Great Salt Bay Community School has received $23,000 in donations toward a greenhouse, where students will start and care for seedlings before they move to Twin Villages Foodbank Farm.
The Great Salt Bay School Committee accepted the donations Wednesday, Dec. 9. GSB Principal Kim Schaff expects the committee to officially authorize the project next year, after the purchase of the structure.
The 26-by-36-foot, free-standing, heated structure will stand behind the school’s back parking lot, uphill from the school garden and a newly planted orchard. A first phase of site work has been completed.
The local nonprofit Seven Trees Inc. gave $18,000. Nancy Coleman gave $5,000 in memory of her husband, James Coleman. The donations went through Friends of Great Salt Bay School Inc., a nonprofit set up in 2012 with a mission to enrich the education of GSB students.
Margaret Coleman, GSB agriculture coordinator, is spearheading the project. She said the recent donations allowed the nonprofit to reach its fundraising goal of approximately $30,000 for the greenhouse.
The greenhouse project is an extension of a collaboration between GSB and the nonprofit Twin Villages Foodbank Farm that started in 2016. Students in grades five through eight have participated in planting and harvesting produce since that spring through field trips organized by Margaret Coleman.
Margaret Coleman said the greenhouse seedling projects will allow students in the lower grades to participate in hands-on agricultural education as well.
Students will start and care for seedlings in the greenhouse, then they will be planted in the fields at Twin Villages Foodbank Farm. The farm is on Belvedere Road in Damariscotta, on Coastal Rivers Conservation Trust’s Great Salt Bay Farm Preserve.
“The goal is to have all students at Great Salt Bay school play some part in the growing, planting, and harvesting of crops grown both at school and at the Foodbank Farm, and then distributed to people in our community,” Margaret Coleman said.

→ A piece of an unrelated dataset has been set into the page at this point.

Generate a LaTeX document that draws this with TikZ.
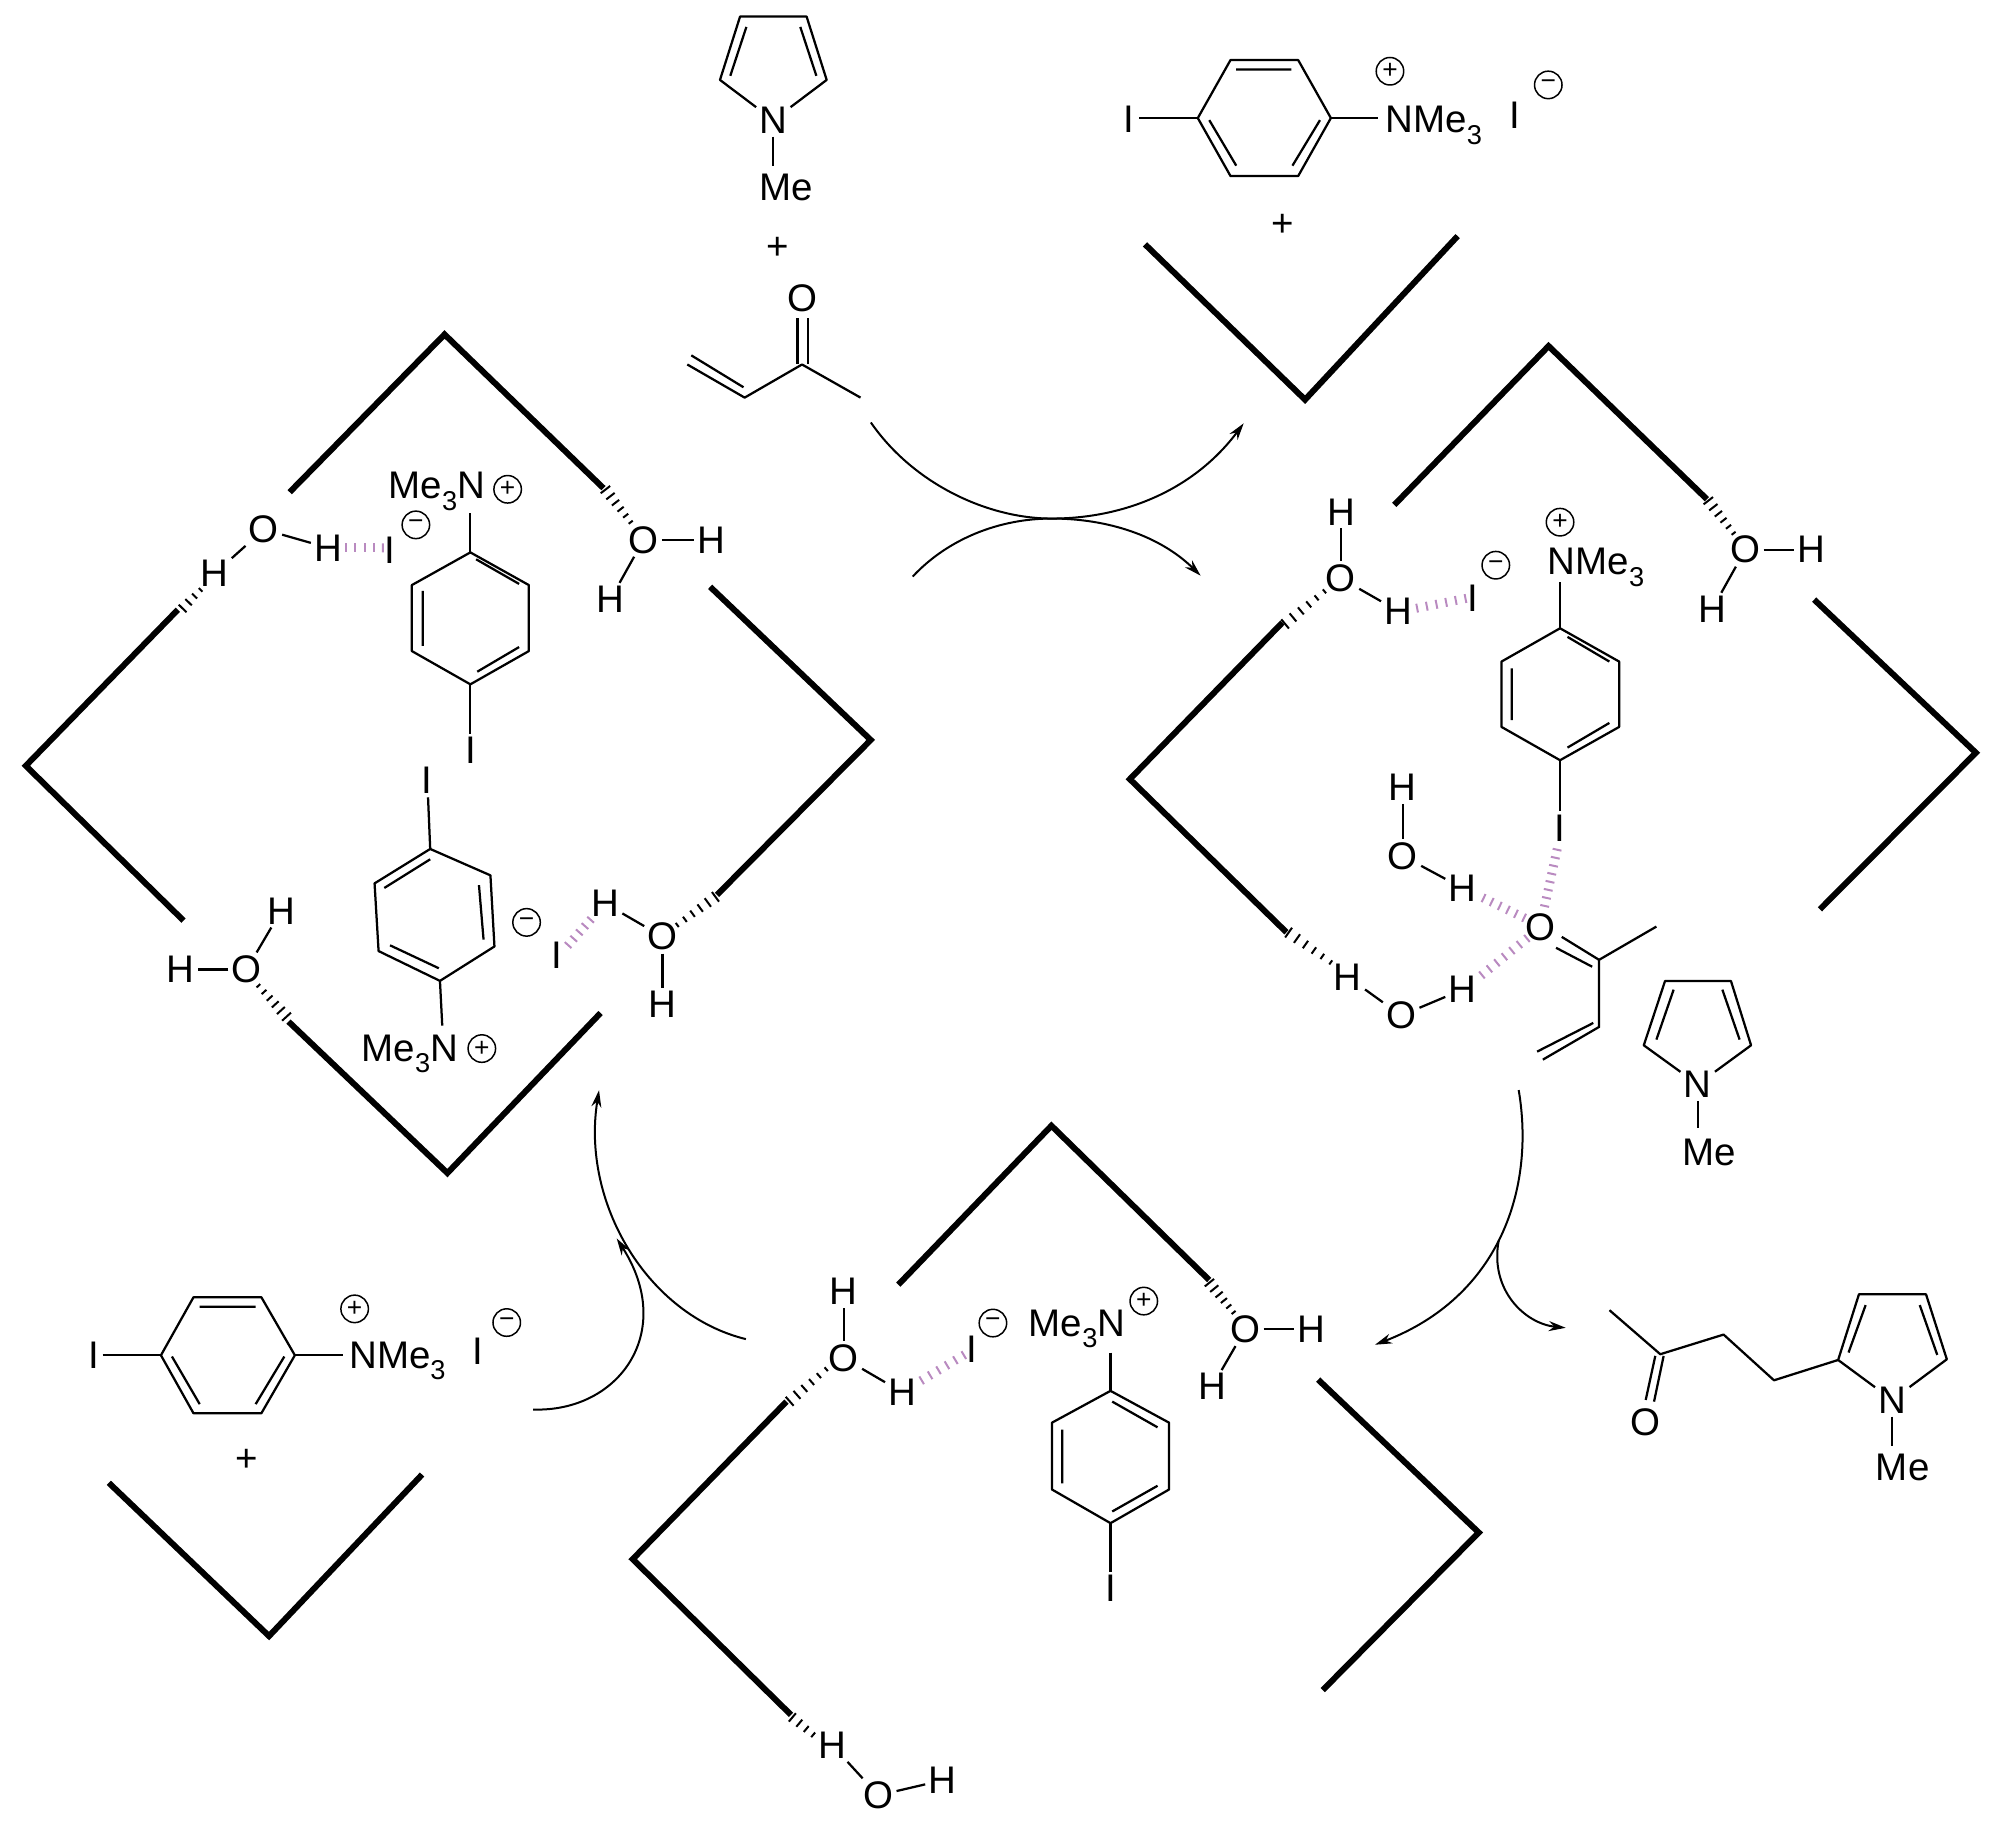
\documentclass[tikz,border=0pt]{standalone}
\usepackage{fontspec}
\setmainfont{Liberation Sans}
\usetikzlibrary{calc,arrows.meta}
\definecolor{hbpink}{HTML}{B98AC0}
\tikzset{
 atom/.style={inner sep=0.06cm,font=\fontsize{21.9}{24}\selectfont},
 lbl/.style={inner sep=0pt,anchor=base west,font=\fontsize{21.9}{24}\selectfont},
 plusst/.style={inner sep=0pt,font=\fontsize{21.9}{24}\selectfont},
 chgst/.style={circle,draw,line width=0.03cm,inner sep=0pt,minimum size=0.55cm,font=\fontsize{15}{16}\selectfont},
 bond/.style={line width=0.045cm},
 thickv/.style={line width=0.12cm,miter limit=10},
 curly/.style={line width=0.04cm,-{Stealth[length=0.34cm,width=0.2cm]}},
 hashtick/.style={line width=0.04cm},
 zA/.style={shift={(0,300)},x=0.011481cm,y=-0.011481cm},
 zB/.style={shift={(1100,330)},x=0.011481cm,y=-0.011481cm},
 zC/.style={shift={(600,1100)},x=0.011481cm,y=-0.00935cm},
 zD/.style={shift={(650,0)},x=0.011481cm,y=-0.008292cm},
 zE/.style={shift={(50,1050)},x=0.00957cm,y=-0.008292cm},
 zF/.style={shift={(1350,1046)},x=0.00833cm,y=-0.00678cm},
}
\newcommand\sbt{\raisebox{-.3em}{\fontsize{15.5}{16}\selectfont 3}}
\newcommand\lab[3]{\node[atom] (#1) at (#2) {#3};}
\newcommand\labb[3]{\node[lbl] (#1) at (#2) {#3};}
\newcommand\chg[3]{\node[chgst] (#1) at (#2) {#3};}
\newcommand\bd[2]{\draw[bond] (#1) -- (#2);}
% hashb[n]{colour}{start}{end}{width at start}{width at end} (widths in px)
\newcommand\hashb[6][5]{%
 \foreach \i in {0,...,#1}{%
  \pgfmathsetmacro\hT{0.01+0.98*\i/#1}%
  \pgfmathsetmacro\hW{(#5+(#6-#5)*\hT)*0.5*0.02}%
  \draw[hashtick,#2] ($#3!\hT!#4!\hW cm!90:#4$) -- ($#3!\hT!#4!\hW cm!-90:#4$);
 }}
\begin{document}
\begin{tikzpicture}[x=0.02cm,y=-0.02cm]
\useasboundingbox (0,0) rectangle (2000,1833);

%% ---------- left catalyst complex ----------
\begin{scope}[zA]
\draw[thickv] (505,335)--(775,60)--(1052,328);
\draw[thickv] (1238,500)--(1518,767)--(1250,1037);
\draw[thickv] (310,540)--(45,812)--(320,1082);
\draw[thickv] (503,1258)--(780,1522)--(1047,1243);
\lab{aO1}{460,400}{O}\lab{aH1}{572,432}{H}\lab{aH2}{374,477}{H}
\bd{aO1}{aH1}\bd{aO1}{aH2}
\lab{aI1}{680,437}{I}
\hashb[4]{hbpink}{(603,432)}{(668,432)}{9}{9}
\hashb[3]{black}{(318,538)}{(350,505)}{11}{5}
\chg{aM1}{725,392}{−}
\labb{aN1}{677,346}{Me\sbt N}\chg{aP1}{885,330}{+}
\coordinate (aR1) at (820,440);\coordinate (aR4) at (820,670);\coordinate (aN1b) at (820,372);
\draw[bond,line join=round] (aR1)--(922,497)--(922,612)--(aR4)--(718,612)--(718,497)--cycle;
\draw[bond] (830,452)--(905,495) (905,605)--(832,648) (737,507)--(737,603);
\bd{aN1b}{aR1}
\lab{aI2}{820,785}{I}\bd{aR4}{aI2}
\lab{aO2}{1122,418}{O}\lab{aH3}{1240,418}{H}\lab{aH4}{1064,522}{H}
\bd{aO2}{aH3}\bd{aO2}{aH4}
\hashb{black}{(1055,330)}{(1100,388)}{12}{5}
\lab{aI3}{745,838}{I}
\coordinate (aR5) at (750,957);\coordinate (aR6) at (767,1187);\coordinate (aN2b) at (771,1265);
\draw[bond,line join=round] (aR5)--(855,1003)--(862,1127)--(aR6)--(660,1135)--(653,1017)--cycle;
\draw[bond] (835,1020)--(843,1115) (670,1025)--(750,975) (680,1125)--(765,1165);
\bd{aI3}{aR5}\bd{aR6}{aN2b}
\labb{aN2}{630,1327}{Me\sbt N}\chg{aP2}{840,1305}{+}
\chg{aM2}{918,1085}{−}\lab{aI4}{970,1143}{I}
\hashb[4]{hbpink}{(990,1125)}{(1030,1080)}{9}{9}
\lab{aH5}{1055,1052}{H}\lab{aO3}{1155,1110}{O}\lab{aH6}{1155,1228}{H}
\bd{aH5}{aO3}\bd{aO3}{aH6}
\hashb{black}{(1180,1090)}{(1248,1040)}{5}{12}
\lab{aH7}{490,1065}{H}\lab{aO4}{430,1167}{O}\lab{aH8}{315,1167}{H}
\bd{aH7}{aO4}\bd{aO4}{aH8}
\hashb{black}{(450,1195)}{(500,1250)}{5}{12}
\end{scope}

%% ---------- right complex ----------
\begin{scope}[zB]
\draw[thickv] (513,305)--(782,28)--(1058,295);
\draw[thickv] (1245,470)--(1527,737)--(1255,1010);
\draw[thickv] (318,510)--(52,783)--(325,1050);
\lab{bH1}{420,317}{H}\lab{bO1}{420,433}{O}\lab{bH2}{520,490}{H}
\bd{bH1}{bO1}\bd{bO1}{bH2}
\lab{bI1}{650,468}{I}\chg{bM1}{690,410}{−}
\hashb[5]{hbpink}{(552,485)}{(638,468)}{9}{9}
\hashb{black}{(322,513)}{(392,455)}{12}{5}
\chg{bP1}{802,335}{+}\labb{bN1}{780,427}{NMe\sbt}
\coordinate (bR1) at (802,520);\coordinate (bR4) at (802,750);\coordinate (bN1b) at (802,440);
\draw[bond,line join=round] (bR1)--(905,578)--(905,692)--(bR4)--(700,692)--(700,578)--cycle;
\draw[bond] (815,535)--(888,578) (888,685)--(815,728) (718,590)--(718,680);
\bd{bN1b}{bR1}
\lab{bI2}{802,868}{I}\bd{bR4}{bI2}
\hashb{black}{(1060,297)}{(1105,355)}{12}{5}
\lab{bO2}{1125,383}{O}\lab{bH3}{1240,383}{H}\lab{bH4}{1067,487}{H}
\bd{bO2}{bH3}\bd{bO2}{bH4}
\lab{bH5}{528,797}{H}\lab{bO3}{528,917}{O}\lab{bH6}{632,973}{H}
\bd{bH5}{bO3}\bd{bO3}{bH6}
\hashb[5]{hbpink}{(668,990)}{(740,1025)}{9}{9}
\hashb[7]{hbpink}{(797,905)}{(775,1005)}{9}{9}
\lab{bO4}{768,1042}{O}
\hashb[6]{hbpink}{(665,1125)}{(745,1060)}{9}{9}
\lab{bH7}{632,1150}{H}\lab{bO5}{525,1195}{O}\lab{bH8}{432,1128}{H}
\bd{bH7}{bO5}\bd{bO5}{bH8}
\hashb{black}{(328,1050)}{(403,1103)}{12}{5}
\draw[bond] (805,1058)--(870,1098) (795,1077)--(858,1110);
\draw[bond] (970,1040)--(870,1098)--(870,1215)--(772,1272) (860,1208)--(762,1258);
\lab{bN2}{1042,1315}{N}
\draw[bond,line join=round] (bN2)--(948,1247)--(985,1135)--(1100,1135)--(1135,1247)--(bN2);
\draw[bond] (1000,1150)--(970,1237) (1085,1150)--(1115,1237);
\labb{bMe}{1015,1457}{Me}
\coordinate (bMeb) at (1042,1392);\bd{bN2}{bMeb}
\end{scope}

%% ---------- bottom complex ----------
\begin{scope}[zC]
\draw[thickv] (520,395)--(787,55)--(1062,385);
\draw[thickv] (1252,598)--(1532,925)--(1260,1262);
\draw[thickv] (325,645)--(57,982)--(333,1315);
\lab{cH1}{425,410}{H}\lab{cO1}{425,552}{O}\lab{cH2}{527,625}{H}
\bd{cH1}{cO1}\bd{cO1}{cH2}
\hashb[5]{hbpink}{(560,600)}{(635,545)}{9}{9}
\lab{cI1}{648,532}{I}\chg{cM1}{685,477}{−}
\hashb{black}{(330,645)}{(395,575)}{12}{5}
\labb{cN1}{747,505}{Me\sbt N}\chg{cP1}{948,430}{+}
\coordinate (cR1) at (890,622);\coordinate (cR4) at (890,905);\coordinate (cN1b) at (890,540);
\draw[bond,line join=round] (cR1)--(992,690)--(992,833)--(cR4)--(788,833)--(788,690)--cycle;
\draw[bond] (893,645)--(972,700) (972,825)--(893,880) (806,705)--(806,820);
\bd{cN1b}{cR1}
\lab{cI2}{890,1045}{I}\bd{cR4}{cI2}
\hashb{black}{(1062,390)}{(1105,455)}{12}{5}
\lab{cO2}{1125,490}{O}\lab{cH3}{1240,490}{H}\lab{cH4}{1067,613}{H}
\bd{cO2}{cH3}\bd{cO2}{cH4}
\hashb[3]{black}{(335,1320)}{(372,1358)}{11}{6}
\lab{cH5}{405,1380}{H}\lab{cO3}{485,1487}{O}\lab{cH6}{597,1455}{H}
\bd{cH5}{cO3}\bd{cO3}{cH6}
\end{scope}

%% ---------- top reagents and arrows ----------
\begin{scope}[zD]
\lab{dN1}{215,290}{N}
\draw[bond,line join=round] (dN1)--(122,193)--(157,40)--(273,40)--(308,193)--(dN1);
\draw[bond] (168,65)--(140,183) (262,65)--(290,183);
\coordinate (dMeb) at (215,400);\bd{dN1}{dMeb}
\labb{dMe}{190,484}{Me}
\node[plusst] (dPlus1) at (222,600) {+};
\lab{dO1}{265,720}{O}
\draw[bond] (257,768)--(257,880) (275,768)--(275,880);
\draw[bond,line join=round] (65,880)--(165,960)--(265,880)--(367,960) (72,858)--(163,935);
\coordinate (a1s) at (385,1020);\coordinate (a1e) at (1035,1022);
\coordinate (a2s) at (458,1392);\coordinate (a2e) at (960,1390);
\draw[curly] (a1s) .. controls (460,1170) and (590,1252) .. (700,1252) .. controls (830,1252) and (950,1180) .. (a1e);
\draw[curly] (a2s) .. controls (520,1300) and (610,1252) .. (700,1252) .. controls (800,1252) and (890,1295) .. (a2e);
\lab{dI1}{835,288}{I}
\coordinate (dR1) at (955,285);\coordinate (dR4) at (1187,285);\coordinate (dNb) at (1270,285);
\draw[bond,line join=round] (dR1)--(1012,145)--(1130,145)--(dR4)--(1130,425)--(1012,425)--cycle;
\draw[bond] (1022,168)--(1118,168) (975,290)--(1022,400) (1168,290)--(1120,400);
\draw[bond] (853,285)--(dR1);\bd{dR4}{dNb}
\labb{dN2}{1282,320}{NMe\sbt}\chg{dP1}{1290,172}{+}
\lab{dI2}{1507,278}{I}\chg{dM1}{1566,205}{−}
\node[plusst] (dPlus2) at (1103,545) {+};
\draw[thickv] (863,590)--(1142,965)--(1408,570);
\end{scope}

%% ---------- lower left reagents ----------
\begin{scope}[zE]
\lab{eI1}{92,737}{I}
\coordinate (eR1) at (232,737);\coordinate (eR4) at (512,737);\coordinate (eNb) at (612,737);
\draw[bond,line join=round] (eR1)--(300,597)--(442,597)--(eR4)--(442,877)--(300,877)--cycle;
\draw[bond] (313,620)--(430,620) (255,740)--(313,855) (490,740)--(430,855);
\bd{eI1}{eR1}\bd{eR4}{eNb}
\labb{eN1}{625,768}{NMe\sbt}\chg{eP1}{637,625}{+}
\lab{eI2}{895,727}{I}\chg{eM1}{955,658}{−}
\node[plusst] (ePlus) at (412,992) {+};
\draw[thickv] (123,1045)--(458,1415)--(778,1025);
\coordinate (a3s) at (1455,698);\coordinate (a3e) at (1148,97);
\coordinate (a4s) at (1010,868);\coordinate (a4e) at (1185,455);
\draw[curly] (a3s) .. controls (1250,640) and (1110,370) .. (a3e);
\draw[curly] (a4s) .. controls (1190,875) and (1310,680) .. (a4e);
\end{scope}

%% ---------- product and right arrows ----------
\begin{scope}[zF]
\coordinate (a5s) at (405,130);\coordinate (a5e) at (60,882);
\coordinate (a6s) at (357,575);\coordinate (a6e) at (518,832);
\draw[curly] (a5s) .. controls (445,420) and (360,740) .. (a5e);
\draw[curly] (a6s) .. controls (335,720) and (420,820) .. (a6e);
\draw[bond,line join=round] (623,780)--(745,910)--(897,852)--(1018,987)--(1172,927);
\draw[bond] (733,915)--(710,1045) (753,915)--(730,1050);
\lab{fO}{710,1112}{O}
\lab{fN}{1302,1045}{N}
\draw[bond,line join=round] (fN)--(1172,927)--(1222,733)--(1383,733)--(1433,925)--(fN);
\draw[bond] (1197,905)--(1238,765) (1368,765)--(1410,912);
\coordinate (fMeb) at (1302,1180);\bd{fN}{fMeb}
\labb{fMe}{1262,1283}{Me}
\end{scope}
\end{tikzpicture}
\end{document}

She said the farm will donate most of the food. Some will be used in the GSB cafeteria and for students cooking with the FARMS at the Y program at the Central Lincoln County YMCA.
Margaret Coleman said the fall harvest of onions and winter squash will be brought back to the greenhouse to cure and dry so students can then help pack the veggies for distribution in the community.
“The greenhouse space will provide a venue for hands-on learning and a direct connection to the cycles of our seasons and food system. The ripple effect will be experiences that support the health of individuals, the community, and our planet,” Margaret Coleman said by email.
Margaret Coleman acknowledged community support and funding from the Maine Community Foundation and Whole Kids Foundation, in addition to the recent donations. She thanked Damariscotta Hardware for donating metal shelving.